If count(0s) <= count(1s), then LSB2(v) = 0.
If count(0s) > count(1s), then LSB2(v) = 1.
>
> We can repeat this process for each bit. On each iteration, we count the number of 0s and 1s in bit i to check if LSBi(v) is 0 or 1. Then, we discard the numbers where LSBi(x) != LSBi(v). That is, if v is even, we discard the odd numbers, and so on.
>
> By the end of the process, we will have computed all bits in v. In each successive iteration, we look at n, then n/2, then n/4, and so on, bits. This results in a runtime of O(n).
<!-- ---
My question is: -->

I get that count(0s) >= count(1s) is established by observation for numbers from 0 to n. However, once half the numbers are removed, how does count(0s) >= count(1s) still hold true?

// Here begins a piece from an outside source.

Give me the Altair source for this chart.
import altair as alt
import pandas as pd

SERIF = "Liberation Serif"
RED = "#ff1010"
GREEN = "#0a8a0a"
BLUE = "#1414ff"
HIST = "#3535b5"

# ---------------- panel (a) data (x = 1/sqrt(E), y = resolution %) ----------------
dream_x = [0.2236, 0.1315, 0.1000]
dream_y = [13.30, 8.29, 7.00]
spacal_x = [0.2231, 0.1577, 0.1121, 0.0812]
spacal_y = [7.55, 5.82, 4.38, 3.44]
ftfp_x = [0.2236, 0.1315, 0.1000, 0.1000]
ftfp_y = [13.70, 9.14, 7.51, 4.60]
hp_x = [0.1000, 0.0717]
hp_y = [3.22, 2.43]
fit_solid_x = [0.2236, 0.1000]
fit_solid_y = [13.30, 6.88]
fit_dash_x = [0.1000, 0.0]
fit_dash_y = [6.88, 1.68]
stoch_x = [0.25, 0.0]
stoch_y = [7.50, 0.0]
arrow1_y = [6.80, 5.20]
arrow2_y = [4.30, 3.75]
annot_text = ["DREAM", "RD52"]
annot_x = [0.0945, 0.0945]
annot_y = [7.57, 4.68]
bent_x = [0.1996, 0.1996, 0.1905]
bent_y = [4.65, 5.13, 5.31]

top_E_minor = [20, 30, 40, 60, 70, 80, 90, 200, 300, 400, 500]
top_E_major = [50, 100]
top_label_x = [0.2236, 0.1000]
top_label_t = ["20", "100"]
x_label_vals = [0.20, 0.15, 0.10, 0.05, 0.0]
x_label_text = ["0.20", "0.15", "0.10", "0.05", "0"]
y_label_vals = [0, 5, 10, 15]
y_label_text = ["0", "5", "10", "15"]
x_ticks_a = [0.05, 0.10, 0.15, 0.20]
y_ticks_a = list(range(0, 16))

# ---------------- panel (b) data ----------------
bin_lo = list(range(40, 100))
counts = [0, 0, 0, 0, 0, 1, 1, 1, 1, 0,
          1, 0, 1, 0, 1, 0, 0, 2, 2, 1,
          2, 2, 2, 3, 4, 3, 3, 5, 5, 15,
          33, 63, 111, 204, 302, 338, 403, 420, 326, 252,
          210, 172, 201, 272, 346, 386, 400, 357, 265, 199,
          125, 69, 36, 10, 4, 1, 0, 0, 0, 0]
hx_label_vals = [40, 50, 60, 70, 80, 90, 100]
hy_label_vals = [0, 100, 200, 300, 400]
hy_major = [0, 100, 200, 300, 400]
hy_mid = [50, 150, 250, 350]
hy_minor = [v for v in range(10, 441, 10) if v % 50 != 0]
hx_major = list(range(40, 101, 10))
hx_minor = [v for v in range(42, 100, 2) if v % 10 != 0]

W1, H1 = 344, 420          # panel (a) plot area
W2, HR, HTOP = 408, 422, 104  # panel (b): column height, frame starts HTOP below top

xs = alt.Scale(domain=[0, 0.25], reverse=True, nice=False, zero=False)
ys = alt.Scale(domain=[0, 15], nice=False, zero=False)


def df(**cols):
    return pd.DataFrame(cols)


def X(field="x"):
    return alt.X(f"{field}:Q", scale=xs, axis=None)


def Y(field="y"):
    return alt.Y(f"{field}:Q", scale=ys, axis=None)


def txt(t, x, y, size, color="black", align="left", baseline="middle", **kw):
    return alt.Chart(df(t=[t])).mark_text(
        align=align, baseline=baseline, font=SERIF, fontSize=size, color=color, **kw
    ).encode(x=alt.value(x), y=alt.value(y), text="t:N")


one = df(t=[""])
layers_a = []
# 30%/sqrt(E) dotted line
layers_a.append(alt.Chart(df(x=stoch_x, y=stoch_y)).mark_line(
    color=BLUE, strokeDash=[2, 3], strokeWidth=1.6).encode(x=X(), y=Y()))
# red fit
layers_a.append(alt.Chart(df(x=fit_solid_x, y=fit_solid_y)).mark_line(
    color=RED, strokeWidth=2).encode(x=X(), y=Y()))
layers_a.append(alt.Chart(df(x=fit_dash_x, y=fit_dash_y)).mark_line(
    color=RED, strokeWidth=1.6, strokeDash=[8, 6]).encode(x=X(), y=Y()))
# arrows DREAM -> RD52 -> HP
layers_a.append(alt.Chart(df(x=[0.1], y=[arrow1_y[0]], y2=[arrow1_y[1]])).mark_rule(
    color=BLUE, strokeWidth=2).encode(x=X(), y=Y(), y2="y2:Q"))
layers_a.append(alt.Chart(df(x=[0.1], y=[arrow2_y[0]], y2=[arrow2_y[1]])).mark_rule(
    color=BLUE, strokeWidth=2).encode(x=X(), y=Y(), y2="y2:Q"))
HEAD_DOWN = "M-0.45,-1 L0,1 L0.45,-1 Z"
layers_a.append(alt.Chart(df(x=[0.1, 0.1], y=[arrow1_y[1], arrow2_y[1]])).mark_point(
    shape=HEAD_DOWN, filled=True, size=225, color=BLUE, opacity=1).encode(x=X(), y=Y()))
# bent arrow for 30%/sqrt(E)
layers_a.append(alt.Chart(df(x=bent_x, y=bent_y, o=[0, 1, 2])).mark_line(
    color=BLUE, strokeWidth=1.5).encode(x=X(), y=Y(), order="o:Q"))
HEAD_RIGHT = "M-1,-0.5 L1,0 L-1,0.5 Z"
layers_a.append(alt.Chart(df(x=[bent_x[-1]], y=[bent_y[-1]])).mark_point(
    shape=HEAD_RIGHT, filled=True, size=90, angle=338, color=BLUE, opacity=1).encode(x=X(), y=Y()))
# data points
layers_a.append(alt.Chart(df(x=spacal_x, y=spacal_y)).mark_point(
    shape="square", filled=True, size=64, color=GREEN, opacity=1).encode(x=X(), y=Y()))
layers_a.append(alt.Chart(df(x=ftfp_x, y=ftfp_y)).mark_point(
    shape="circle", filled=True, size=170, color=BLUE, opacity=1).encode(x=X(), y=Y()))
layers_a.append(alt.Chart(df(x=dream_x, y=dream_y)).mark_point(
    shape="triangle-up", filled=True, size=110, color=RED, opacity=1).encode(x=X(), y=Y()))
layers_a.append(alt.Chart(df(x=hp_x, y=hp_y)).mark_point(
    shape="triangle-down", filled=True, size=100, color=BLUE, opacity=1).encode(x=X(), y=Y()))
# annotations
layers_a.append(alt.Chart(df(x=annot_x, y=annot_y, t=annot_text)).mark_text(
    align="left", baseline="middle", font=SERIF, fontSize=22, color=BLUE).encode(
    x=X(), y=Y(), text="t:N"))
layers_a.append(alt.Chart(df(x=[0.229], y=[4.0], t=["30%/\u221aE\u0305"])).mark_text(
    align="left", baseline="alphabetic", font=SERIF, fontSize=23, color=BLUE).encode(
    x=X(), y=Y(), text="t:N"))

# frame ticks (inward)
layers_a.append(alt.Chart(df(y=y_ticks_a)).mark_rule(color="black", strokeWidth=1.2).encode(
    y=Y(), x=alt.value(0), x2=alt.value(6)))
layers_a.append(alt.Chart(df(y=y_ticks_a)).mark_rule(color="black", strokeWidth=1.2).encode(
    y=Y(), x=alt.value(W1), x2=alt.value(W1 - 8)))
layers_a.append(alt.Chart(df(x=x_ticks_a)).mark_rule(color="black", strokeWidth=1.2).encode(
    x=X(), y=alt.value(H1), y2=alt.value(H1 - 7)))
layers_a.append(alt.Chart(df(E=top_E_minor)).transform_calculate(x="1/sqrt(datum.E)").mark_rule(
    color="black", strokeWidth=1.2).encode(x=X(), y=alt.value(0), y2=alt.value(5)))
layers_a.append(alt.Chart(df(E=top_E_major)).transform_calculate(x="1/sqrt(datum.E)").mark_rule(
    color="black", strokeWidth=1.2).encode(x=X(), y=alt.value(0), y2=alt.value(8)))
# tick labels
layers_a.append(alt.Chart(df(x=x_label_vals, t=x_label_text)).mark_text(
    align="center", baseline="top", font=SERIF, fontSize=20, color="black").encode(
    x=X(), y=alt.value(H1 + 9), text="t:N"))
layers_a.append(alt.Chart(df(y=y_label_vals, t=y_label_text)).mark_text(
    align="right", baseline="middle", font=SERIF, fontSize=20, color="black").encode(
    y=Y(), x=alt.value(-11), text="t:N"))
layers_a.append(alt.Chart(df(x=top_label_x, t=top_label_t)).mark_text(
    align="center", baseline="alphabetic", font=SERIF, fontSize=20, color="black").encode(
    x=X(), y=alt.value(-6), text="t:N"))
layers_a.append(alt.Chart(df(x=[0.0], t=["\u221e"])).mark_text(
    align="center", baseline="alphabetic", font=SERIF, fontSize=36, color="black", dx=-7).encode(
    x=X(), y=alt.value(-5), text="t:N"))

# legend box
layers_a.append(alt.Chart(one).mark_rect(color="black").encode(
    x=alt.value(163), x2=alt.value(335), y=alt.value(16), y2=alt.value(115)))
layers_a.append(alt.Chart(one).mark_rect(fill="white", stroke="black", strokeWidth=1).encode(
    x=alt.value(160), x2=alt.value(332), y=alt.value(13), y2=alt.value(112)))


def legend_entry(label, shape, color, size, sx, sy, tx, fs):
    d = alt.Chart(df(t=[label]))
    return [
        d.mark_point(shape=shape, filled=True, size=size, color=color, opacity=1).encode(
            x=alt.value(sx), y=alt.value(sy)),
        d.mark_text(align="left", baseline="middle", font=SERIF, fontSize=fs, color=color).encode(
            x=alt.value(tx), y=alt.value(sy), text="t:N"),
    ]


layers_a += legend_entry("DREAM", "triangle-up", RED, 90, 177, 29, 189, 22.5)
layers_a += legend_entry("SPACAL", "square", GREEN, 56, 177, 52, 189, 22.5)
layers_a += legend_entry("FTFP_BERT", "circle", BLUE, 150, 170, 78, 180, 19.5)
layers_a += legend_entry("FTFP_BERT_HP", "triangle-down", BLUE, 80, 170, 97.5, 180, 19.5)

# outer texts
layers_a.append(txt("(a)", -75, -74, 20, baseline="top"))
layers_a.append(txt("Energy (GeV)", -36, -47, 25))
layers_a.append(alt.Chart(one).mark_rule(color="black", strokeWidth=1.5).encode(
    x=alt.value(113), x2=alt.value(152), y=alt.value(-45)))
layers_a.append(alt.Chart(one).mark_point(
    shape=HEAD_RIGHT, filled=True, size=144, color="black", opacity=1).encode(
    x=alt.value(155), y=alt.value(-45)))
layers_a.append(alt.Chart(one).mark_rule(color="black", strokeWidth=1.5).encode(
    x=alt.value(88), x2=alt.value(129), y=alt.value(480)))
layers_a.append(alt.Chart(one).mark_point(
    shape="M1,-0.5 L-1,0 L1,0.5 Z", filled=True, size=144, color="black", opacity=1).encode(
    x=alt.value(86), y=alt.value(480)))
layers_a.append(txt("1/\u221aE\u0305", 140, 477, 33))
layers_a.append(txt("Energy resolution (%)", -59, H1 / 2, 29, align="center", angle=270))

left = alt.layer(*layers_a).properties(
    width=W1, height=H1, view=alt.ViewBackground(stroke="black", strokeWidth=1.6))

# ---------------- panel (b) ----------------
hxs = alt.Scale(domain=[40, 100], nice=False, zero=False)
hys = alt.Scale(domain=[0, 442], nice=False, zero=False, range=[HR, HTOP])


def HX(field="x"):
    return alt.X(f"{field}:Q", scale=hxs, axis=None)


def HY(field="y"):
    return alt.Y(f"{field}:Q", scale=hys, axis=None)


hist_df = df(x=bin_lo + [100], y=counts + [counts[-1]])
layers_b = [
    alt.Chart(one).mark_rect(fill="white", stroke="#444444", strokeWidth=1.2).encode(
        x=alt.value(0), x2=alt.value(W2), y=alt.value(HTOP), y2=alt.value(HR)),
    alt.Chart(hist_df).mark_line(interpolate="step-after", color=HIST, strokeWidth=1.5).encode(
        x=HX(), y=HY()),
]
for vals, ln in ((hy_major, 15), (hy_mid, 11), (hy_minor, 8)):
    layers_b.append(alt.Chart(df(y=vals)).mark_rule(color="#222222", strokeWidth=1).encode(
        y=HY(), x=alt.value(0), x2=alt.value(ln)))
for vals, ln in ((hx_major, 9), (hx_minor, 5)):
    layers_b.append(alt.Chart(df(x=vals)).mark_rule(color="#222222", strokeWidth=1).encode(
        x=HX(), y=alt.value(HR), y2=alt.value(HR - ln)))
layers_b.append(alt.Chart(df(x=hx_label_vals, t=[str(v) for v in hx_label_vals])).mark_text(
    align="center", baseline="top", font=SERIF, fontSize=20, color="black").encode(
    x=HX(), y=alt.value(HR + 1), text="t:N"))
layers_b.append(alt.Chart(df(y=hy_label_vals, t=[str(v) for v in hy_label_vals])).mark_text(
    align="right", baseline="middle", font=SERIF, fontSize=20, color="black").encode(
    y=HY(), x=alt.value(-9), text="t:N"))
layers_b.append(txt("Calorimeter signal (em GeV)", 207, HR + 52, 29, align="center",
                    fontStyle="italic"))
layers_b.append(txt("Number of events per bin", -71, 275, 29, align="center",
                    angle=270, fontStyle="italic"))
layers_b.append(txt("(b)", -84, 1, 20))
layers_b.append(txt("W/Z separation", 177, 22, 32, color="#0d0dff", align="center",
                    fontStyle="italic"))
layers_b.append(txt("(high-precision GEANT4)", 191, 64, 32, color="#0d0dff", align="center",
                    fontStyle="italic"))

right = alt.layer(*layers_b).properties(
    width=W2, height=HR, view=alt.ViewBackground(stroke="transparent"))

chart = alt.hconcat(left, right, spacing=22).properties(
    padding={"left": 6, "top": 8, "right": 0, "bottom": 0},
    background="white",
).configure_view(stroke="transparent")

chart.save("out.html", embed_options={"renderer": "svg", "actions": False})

The algorithm, obviously, depends on it, and uses it to reduce the problem size in half at each iteration.

One way to understand why num(0s) >= num(1s) still holds true is to look at the two operations performed by this algorithm at each step.

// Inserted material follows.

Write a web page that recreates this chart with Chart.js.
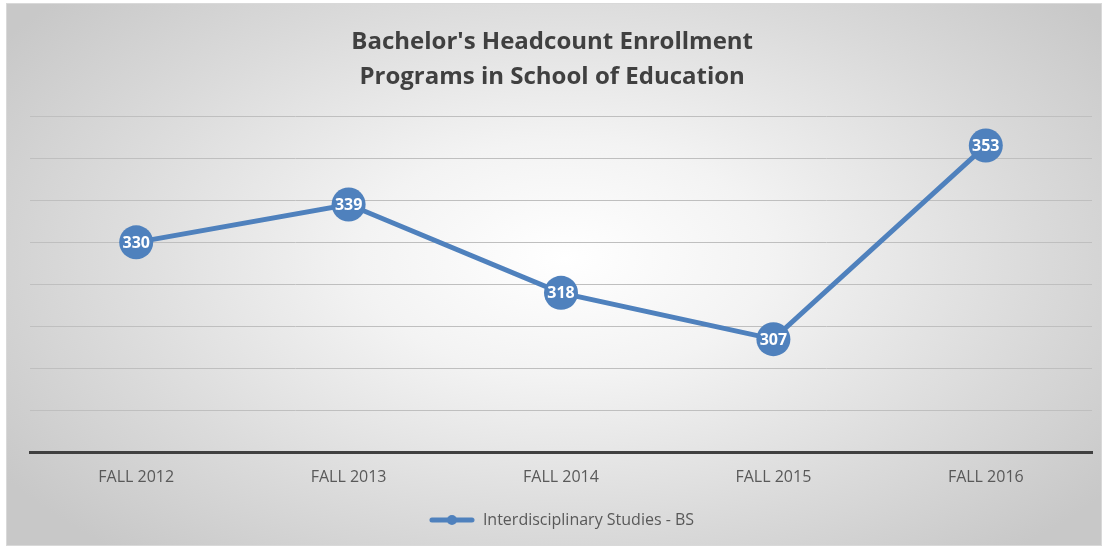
<!DOCTYPE html>
<html>
<head>
<meta charset="utf-8">
<script src="https://cdn.jsdelivr.net/npm/chart.js@4.4.1/dist/chart.umd.min.js"></script>
<style>
    body { margin: 0; background: #fff; }
    #frame {
        position: absolute; left: 6px; top: 3px; width: 1094px; height: 541px;
        border: 1px solid #d9d9d9;
        background: radial-gradient(ellipse 62% 72% at 51% 47%, #ffffff 0%, #f3f3f3 30%, #dadada 70%, #c8c8c8 100%);
    }
    canvas { position: absolute; left: 0; top: 0; }
</style>
</head>
<body>
<div id="frame"></div>
<canvas id="enrollChart" width="1109" height="548"></canvas>
<script>
const terms = ["FALL 2012", "FALL 2013", "FALL 2014", "FALL 2015", "FALL 2016"];
const headcount = [330, 339, 318, 307, 353];
const seriesName = "Interdisciplinary Studies - BS";
// espacios finales para correr el titulo un poco a la izquierda
const chartTitle = ["Bachelor's Headcount Enrollment   ", "Programs in School of Education   "];

const BLUE = "#4f81bd";
const FONT = "'Open Sans', 'Liberation Sans', sans-serif";

/* icono de leyenda: linea con punto */
const legendIcon = document.createElement("canvas");
legendIcon.width = 46;
legendIcon.height = 12;
const ic = legendIcon.getContext("2d");
ic.strokeStyle = BLUE;
ic.lineWidth = 5;
ic.lineCap = "round";
ic.beginPath();
ic.moveTo(3, 6);
ic.lineTo(43, 6);
ic.stroke();
ic.fillStyle = BLUE;
ic.beginPath();
ic.arc(23, 6, 5, 0, Math.PI * 2);
ic.fill();

const valueLabels = {
    id: "valueLabels",
    afterDatasetsDraw(chart) {
        const c = chart.ctx;
        const meta = chart.getDatasetMeta(0);
        c.save();
        c.fillStyle = "#ffffff";
        c.font = "bold 16px " + FONT;
        c.textAlign = "center";
        c.textBaseline = "middle";
        meta.data.forEach((pt, i) => {
            c.fillText(String(headcount[i]), pt.x, pt.y + 1);
        });
        c.restore();
    }
};

new Chart(document.getElementById("enrollChart"), {
    type: "line",
    data: {
        labels: terms,
        datasets: [{
            label: seriesName,
            data: headcount,
            borderColor: BLUE,
            backgroundColor: BLUE,
            borderWidth: 5,
            pointRadius: 17,
            pointHoverRadius: 17,
            pointBorderWidth: 0,
            pointStyle: "circle",
            tension: 0
        }]
    },
    options: {
        responsive: false,
        animation: false,
        layout: { padding: { left: 30, right: 16, top: 25, bottom: 10 } },
        plugins: {
            title: {
                display: true,
                text: chartTitle,
                color: "#404040",
                font: { family: FONT, size: 24, weight: "bold", lineHeight: 1.46 },
                padding: { top: 0, bottom: 21 }
            },
            legend: {
                position: "bottom",
                labels: {
                    usePointStyle: true,
                    pointStyleWidth: 46,
                    color: "#595959",
                    font: { family: FONT, size: 16 },
                    padding: 10,
                    generateLabels: () => [{
                        text: seriesName,
                        pointStyle: legendIcon,
                        fillStyle: BLUE,
                        strokeStyle: BLUE,
                        fontColor: "#595959",
                        lineWidth: 0,
                        datasetIndex: 0
                    }]
                }
            },
            tooltip: { enabled: false }
        },
        scales: {
            x: {
                offset: true,
                grid: { display: false, drawTicks: false },
                border: { display: true, color: "#404040", width: 3 },
                ticks: { color: "#595959", font: { family: FONT, size: 16 }, padding: 15 }
            },
            y: {
                min: 280,
                max: 360,
                ticks: { display: false, stepSize: 10 },
                grid: { color: "#bfbfbf", lineWidth: 1, drawTicks: false },
                border: { display: false }
            }
        }
    },
    plugins: [valueLabels]
});
</script>
</body>
</html>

At each step, this algorithm does 2 things:

1. delete odd numbers OR delete even numbers (depending on the sum on the column)
2. remove least significant bit

Now let's look what it means on the numbers. Let's write N numbers ordered:

0000
0001
0010
0011
0100
0101
0110
0111
1000
1001
1010
1011
1100
1101
1110
1111
...

You notice that the sequence of least significant bit (the last column) is 0101010101....
Let's do the first operation (for instance let's choose to delete odd numbers), we get:

0000
0010
0100
0110
1000
1010
1100
1110
...

Now let's do the second operation:

000
001
010
011
100
101
110
111
...

• You realize that the new sequence of least significant bit becomes: 01010101010101... which is exactly the same sequence we had at the beginning of the step. It will satisfy as well: num(0s) >= num(1s)

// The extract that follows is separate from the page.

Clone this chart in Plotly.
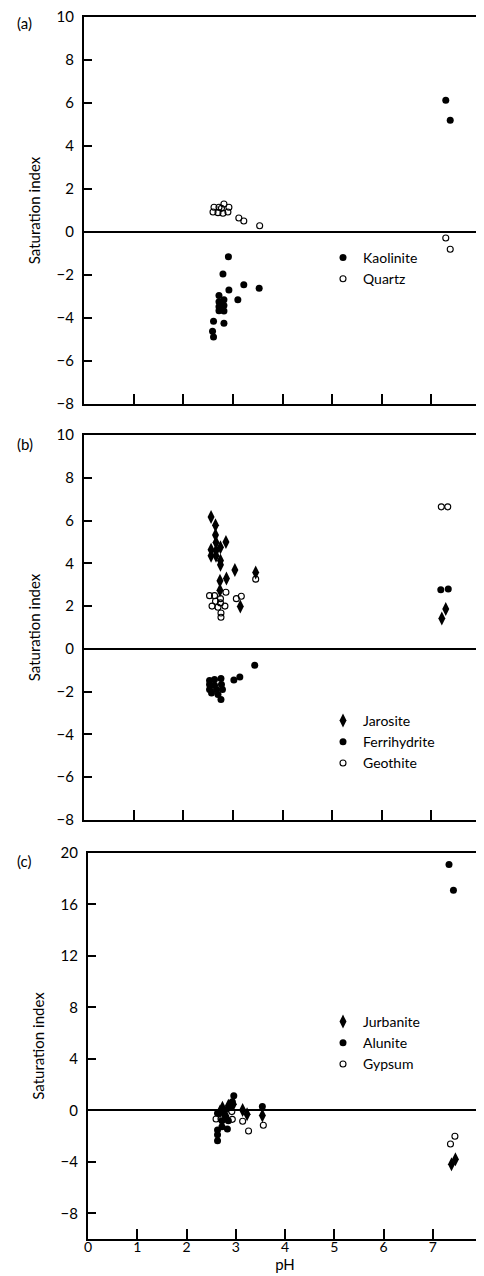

• You can also notice that if you did choose to remove even numbers instead of odds, it would give you the exact same sequence.

• You can notice that if you repeat this operation, it will be again this sequence and so on (you can demonstrate that mathematically if you want by assuming Hn and then proving Hn+1).

Note: I am not sure this algorithm is actually better than the trivial one, even in theory: In computer science (if i remember well my engineering lessons), the complexity is defined by the number of operation a Turing machine has to do to complete an algorithm. If n was extremely big, let's say 2 power 100 billion: then each number contains 100 billion digits. But a Turing machine contains a single band where everything is written. So the head of the Turing machine needs to move through each digit (for instance to move from first number to third one because we removed the second one, we need to reach the third one, so we need to pass at least once through each digit of second number). I am not sure of this last part.

You don't just remove half the numbers chosen at random, but the odd or the even numbers in the interval.

• Thus the remaining numbers can be given as j=2*i+lsb, where i goes through the numbers 0..(n/2) (rounded up or down). This gives that i=⌊j/2⌋.
• (For comparison the original numbers were i where i goes through the numbers 0..n).
• And in general j=2^m*i+(lsbs) where i goes through the numbers 0..(n/2^m) (rounded up or down), and 0<=lsbs<2^m. This gives i=⌊j/2^m⌋.

Thus the same reasoning applies in all of the cases.
Notice that this only works if you start with the lsb.